- _TASK BRIEF_: Begin with the first line of the material and write out each line exactly, ending with the line that contains "return 1 - y / H". Pictures are not part of the copy.

■ ■ ■

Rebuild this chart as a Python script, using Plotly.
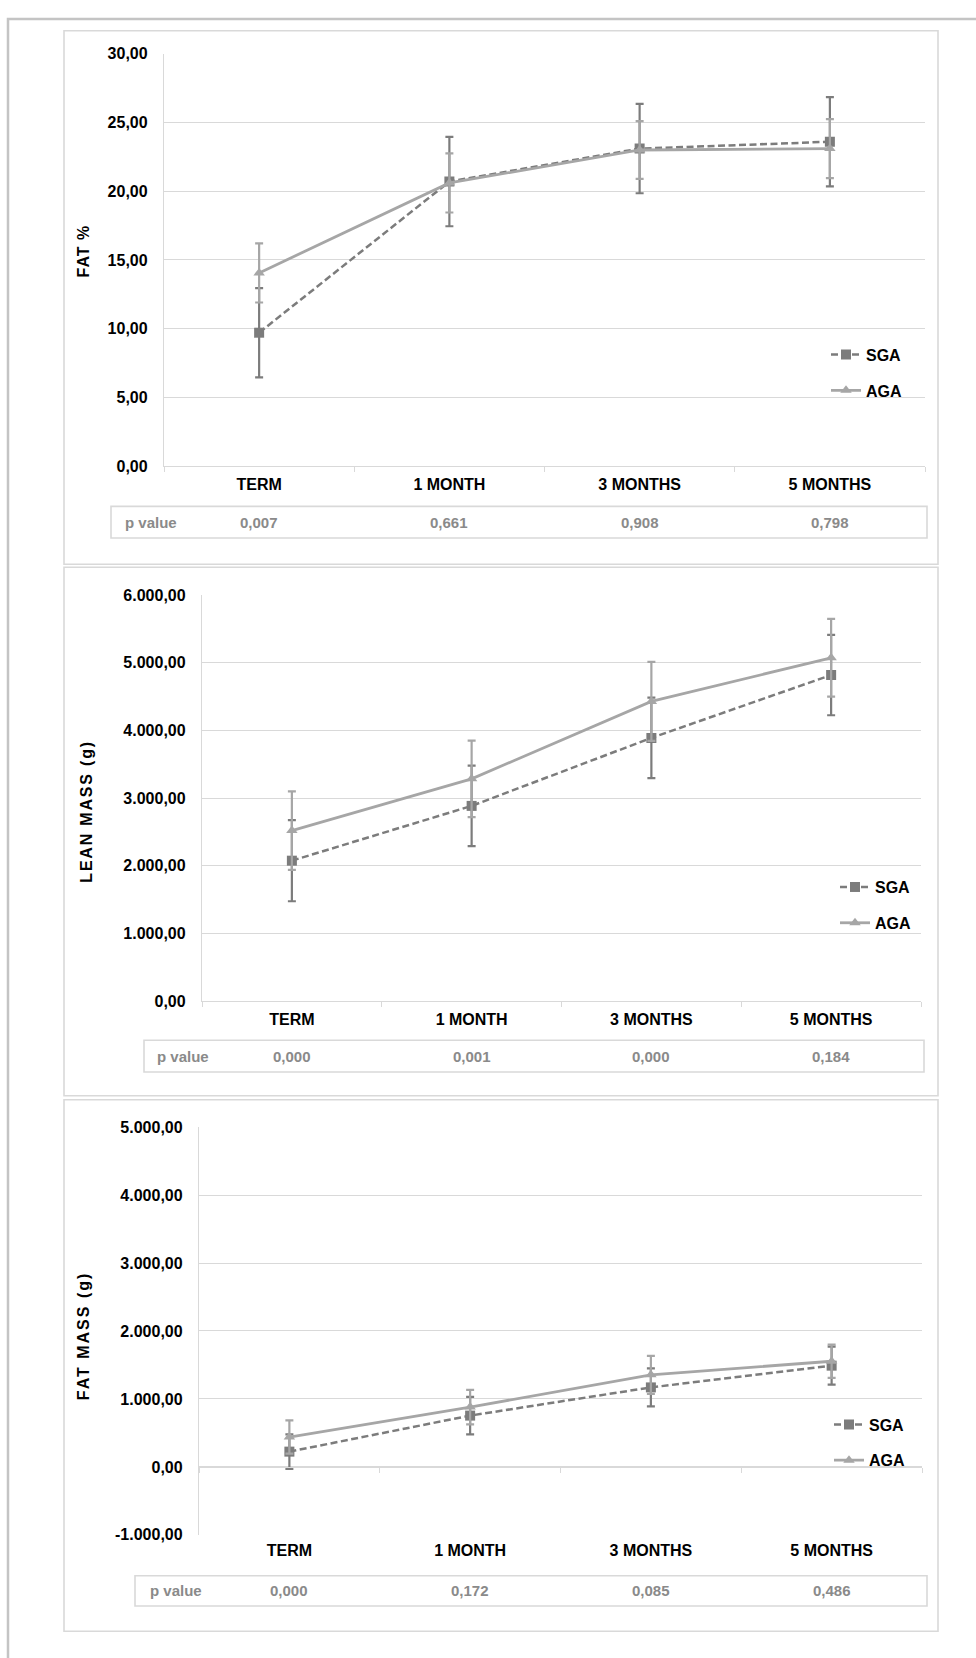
import plotly.graph_objects as go

# ---------------------------------------------------------------- data
categories = ["TERM", "1 MONTH", "3 MONTHS", "5 MONTHS"]

# Body fat percentage
fat_pct_sga = [9.7, 20.7, 23.1, 23.6]
fat_pct_sga_sd = [3.25, 3.25, 3.25, 3.25]
fat_pct_aga = [14.05, 20.6, 23.0, 23.1]
fat_pct_aga_sd = [2.15, 2.15, 2.1, 2.15]
fat_pct_p = ["0,007", "0,661", "0,908", "0,798"]
fat_pct_tickvals = [0, 5, 10, 15, 20, 25, 30]
fat_pct_ticktext = ["0,00", "5,00", "10,00", "15,00", "20,00", "25,00", "30,00"]

# Lean mass (g)
lean_sga = [2075, 2885, 3890, 4820]
lean_sga_sd = [600, 595, 595, 595]
lean_aga = [2520, 3285, 4430, 5075]
lean_aga_sd = [580, 565, 585, 575]
lean_p = ["0,000", "0,001", "0,000", "0,184"]
lean_tickvals = [0, 1000, 2000, 3000, 4000, 5000, 6000]
lean_ticktext = ["0,00", "1.000,00", "2.000,00", "3.000,00",
                 "4.000,00", "5.000,00", "6.000,00"]

# Fat mass (g)
fatmass_sga = [225, 755, 1170, 1490]
fatmass_sga_sd = [255, 275, 280, 280]
fatmass_aga = [440, 880, 1355, 1555]
fatmass_aga_sd = [245, 255, 280, 245]
fatmass_p = ["0,000", "0,172", "0,085", "0,486"]
fatmass_tickvals = [-1000, 0, 1000, 2000, 3000, 4000, 5000]
fatmass_ticktext = ["-1.000,00", "0,00", "1.000,00", "2.000,00",
                    "3.000,00", "4.000,00", "5.000,00"]

# ---------------------------------------------------------------- styling
W, H = 976, 1658
SGA_COLOR = "#7c7c7c"
AGA_COLOR = "#a6a6a6"
GRID = "#d9d9d9"
FRAME = "#d9d9d9"
FONT = "Arial, 'Liberation Sans', sans-serif"
P_COLOR = "#8a8a8a"


def px(x):
    return x / W


def py(y):
    return 1 - y / H


panels = [
    dict(title="FAT %", spacing=1,
         sga=fat_pct_sga, sga_sd=fat_pct_sga_sd,
         aga=fat_pct_aga, aga_sd=fat_pct_aga_sd, pvals=fat_pct_p,
         tickvals=fat_pct_tickvals, ticktext=fat_pct_ticktext,
         yrange=[0, 30],
         plot=(164, 925, 46.3, 462.7), frame=(64, 23, 938, 562),
         table=(111, 503.5, 927, 535.5), ptext_x=123,
         legend_y=350, legend_x=826, title_xy=(83, 246)),
    dict(title="LEAN MASS (g)", spacing=1.8,
         sga=lean_sga, sga_sd=lean_sga_sd,
         aga=lean_aga, aga_sd=lean_aga_sd, pvals=lean_p,
         tickvals=lean_tickvals, ticktext=lean_ticktext,
         yrange=[0, 6000],
         plot=(202, 921, 593.3, 1003.3), frame=(64, 565, 938, 1099),
         table=(144, 1043, 924, 1075), ptext_x=155,
         legend_y=888, legend_x=835, title_xy=(87, 812)),
    dict(title="FAT MASS (g)", spacing=2,
         sga=fatmass_sga, sga_sd=fatmass_sga_sd,
         aga=fatmass_aga, aga_sd=fatmass_aga_sd, pvals=fatmass_p,
         tickvals=fatmass_tickvals, ticktext=fatmass_ticktext,
         yrange=[-1000, 5000],
         plot=(199, 922, 1130.7, 1542.7), frame=(64, 1103, 938, 1640),
         table=(135, 1584, 927, 1614.5), ptext_x=148,
         legend_y=1431, legend_x=829, title_xy=(83, 1342)),
]

fig = go.Figure()
layout = dict(
    width=W, height=H,
    margin=dict(l=0, r=0, t=0, b=0),
    paper_bgcolor="white", plot_bgcolor="white",
    font=dict(family=FONT, size=16, color="#000000"),
    showlegend=True,
    shapes=[], annotations=[],
)

# outer frame around the whole figure
layout["shapes"].append(dict(
    type="rect", xref="paper", yref="paper",
    x0=px(8), x1=px(W + 20), y0=py(H + 20), y1=py(11),
    line=dict(color="#c4c4c4", width=2.5), layer="below"))

for k, p in enumerate(panels, start=1):
    sfx = "" if k == 1 else str(k)
    xa, ya = "x" + sfx, "y" + sfx
    lg = "legend" + sfx
    l, r, t, b = p["plot"]

    fig.add_trace(go.Scatter(
        x=categories, y=p["sga"], name="SGA", mode="lines+markers",
        line=dict(color=SGA_COLOR, width=2.5, dash="7px,3.5px"),
        marker=dict(symbol="square", size=10, color=SGA_COLOR),
        error_y=dict(type="data", array=p["sga_sd"], color=SGA_COLOR,
                     thickness=2.2, width=4),
        xaxis=xa, yaxis=ya, legend=lg, legendgroup=f"sga{k}",
        hoverinfo="skip"))
    fig.add_trace(go.Scatter(
        x=categories, y=p["aga"], name="AGA", mode="lines+markers",
        line=dict(color=AGA_COLOR, width=2.8),
        marker=dict(symbol="triangle-up", size=10, color=AGA_COLOR),
        error_y=dict(type="data", array=p["aga_sd"], color=AGA_COLOR,
                     thickness=2.2, width=4),
        xaxis=xa, yaxis=ya, legend=lg, legendgroup=f"aga{k}",
        hoverinfo="skip"))

    zero_at_bottom = p["yrange"][0] == 0
    layout["xaxis" + sfx] = dict(
        domain=[px(l), px(r)], anchor=ya, type="category",
        categoryorder="array", categoryarray=categories,
        range=[-0.5, len(categories) - 0.5],
        showline=zero_at_bottom, linecolor=GRID, linewidth=1.3,
        ticks="outside" if zero_at_bottom else "", ticklen=5,
        tickcolor=GRID, tickwidth=1.3, tickson="boundaries",
        showgrid=False, zeroline=False, ticklabelstandoff=4,
        tickfont=dict(family=FONT, size=16, color="#000000", weight="bold"))
    layout["yaxis" + sfx] = dict(
        domain=[py(b), py(t)], anchor=xa, range=p["yrange"],
        tickmode="array", tickvals=p["tickvals"], ticktext=p["ticktext"],
        showgrid=True, gridcolor=GRID, gridwidth=1.3,
        showline=True, linecolor=GRID, linewidth=1.3,
        ticks="", zeroline=False, ticklabelstandoff=12,
        tickfont=dict(family=FONT, size=16, color="#000000", weight="bold"))

    if not zero_at_bottom:
        # category axis drawn through the zero value, ticks on boundaries
        lo, hi = p["yrange"]
        pos = py(b) + (0 - lo) / (hi - lo) * (py(t) - py(b))
        layout["xaxis4"] = dict(
            domain=[px(l), px(r)], overlaying=xa, anchor="free",
            position=pos, range=[-0.5, len(categories) - 0.5],
            tickmode="array",
            tickvals=[i - 0.5 for i in range(len(categories) + 1)],
            showticklabels=False, showline=True, linecolor=GRID,
            linewidth=1.3, ticks="outside", ticklen=5, tickcolor=GRID,
            tickwidth=1.3, showgrid=False, zeroline=False)
        fig.add_trace(go.Scatter(x=[], y=[], xaxis="x4", yaxis=ya,
                                 showlegend=False, hoverinfo="skip"))

    layout[lg] = dict(
        x=px(p["legend_x"]), y=py(p["legend_y"] - 17),
        xanchor="left", yanchor="top",
        bgcolor="rgba(0,0,0,0)", borderwidth=0,
        tracegroupgap=12, traceorder="grouped",
        font=dict(family=FONT, size=16, color="#000000", weight="bold"))

    # panel frame
    fl, ft, fr, fb = p["frame"]
    layout["shapes"].append(dict(
        type="rect", xref="paper", yref="paper",
        x0=px(fl), x1=px(fr), y0=py(fb), y1=py(ft),
        line=dict(color=FRAME, width=1.6), layer="below"))

    # p value table
    tl, tt, tr, tb = p["table"]
    layout["shapes"].append(dict(
        type="rect", xref="paper", yref="paper",
        x0=px(tl), x1=px(tr), y0=py(tb), y1=py(tt),
        line=dict(color=FRAME, width=1.6), layer="below"))
    ty = py((tt + tb) / 2)
    layout["annotations"].append(dict(
        text="p value", xref="paper", yref="paper",
        x=px(p["ptext_x"]), y=ty, xanchor="left", yanchor="middle",
        showarrow=False,
        font=dict(family=FONT, size=15, color=P_COLOR, weight="bold")))
    for i, val in enumerate(p["pvals"]):
        layout["annotations"].append(dict(
            text=val, xref=xa, yref="paper", x=i, y=ty,
            xanchor="center", yanchor="middle", showarrow=False,
            font=dict(family=FONT, size=15, color=P_COLOR, weight="bold")))

    # vertical axis title
    tx, tyy = p["title_xy"]
    layout["annotations"].append(dict(
        text=f'<span style="letter-spacing:{p["spacing"]}px">{p["title"]}</span>',
        xref="paper", yref="paper", x=px(tx), y=py(tyy),
        xanchor="center", yanchor="middle", textangle=-90, showarrow=False,
        font=dict(family=FONT, size=16, color="#000000", weight="bold")))

fig.update_layout(**layout)
fig.write_html("out.html")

■ ■ ■

- _SOLUTION BELOW_:
Rebuild this chart as a Python script, using Plotly.
import plotly.graph_objects as go

# ---------------------------------------------------------------- data
categories = ["TERM", "1 MONTH", "3 MONTHS", "5 MONTHS"]

# Body fat percentage
fat_pct_sga = [9.7, 20.7, 23.1, 23.6]
fat_pct_sga_sd = [3.25, 3.25, 3.25, 3.25]
fat_pct_aga = [14.05, 20.6, 23.0, 23.1]
fat_pct_aga_sd = [2.15, 2.15, 2.1, 2.15]
fat_pct_p = ["0,007", "0,661", "0,908", "0,798"]
fat_pct_tickvals = [0, 5, 10, 15, 20, 25, 30]
fat_pct_ticktext = ["0,00", "5,00", "10,00", "15,00", "20,00", "25,00", "30,00"]

# Lean mass (g)
lean_sga = [2075, 2885, 3890, 4820]
lean_sga_sd = [600, 595, 595, 595]
lean_aga = [2520, 3285, 4430, 5075]
lean_aga_sd = [580, 565, 585, 575]
lean_p = ["0,000", "0,001", "0,000", "0,184"]
lean_tickvals = [0, 1000, 2000, 3000, 4000, 5000, 6000]
lean_ticktext = ["0,00", "1.000,00", "2.000,00", "3.000,00",
                 "4.000,00", "5.000,00", "6.000,00"]

# Fat mass (g)
fatmass_sga = [225, 755, 1170, 1490]
fatmass_sga_sd = [255, 275, 280, 280]
fatmass_aga = [440, 880, 1355, 1555]
fatmass_aga_sd = [245, 255, 280, 245]
fatmass_p = ["0,000", "0,172", "0,085", "0,486"]
fatmass_tickvals = [-1000, 0, 1000, 2000, 3000, 4000, 5000]
fatmass_ticktext = ["-1.000,00", "0,00", "1.000,00", "2.000,00",
                    "3.000,00", "4.000,00", "5.000,00"]

# ---------------------------------------------------------------- styling
W, H = 976, 1658
SGA_COLOR = "#7c7c7c"
AGA_COLOR = "#a6a6a6"
GRID = "#d9d9d9"
FRAME = "#d9d9d9"
FONT = "Arial, 'Liberation Sans', sans-serif"
P_COLOR = "#8a8a8a"


def px(x):
    return x / W


def py(y):
    return 1 - y / H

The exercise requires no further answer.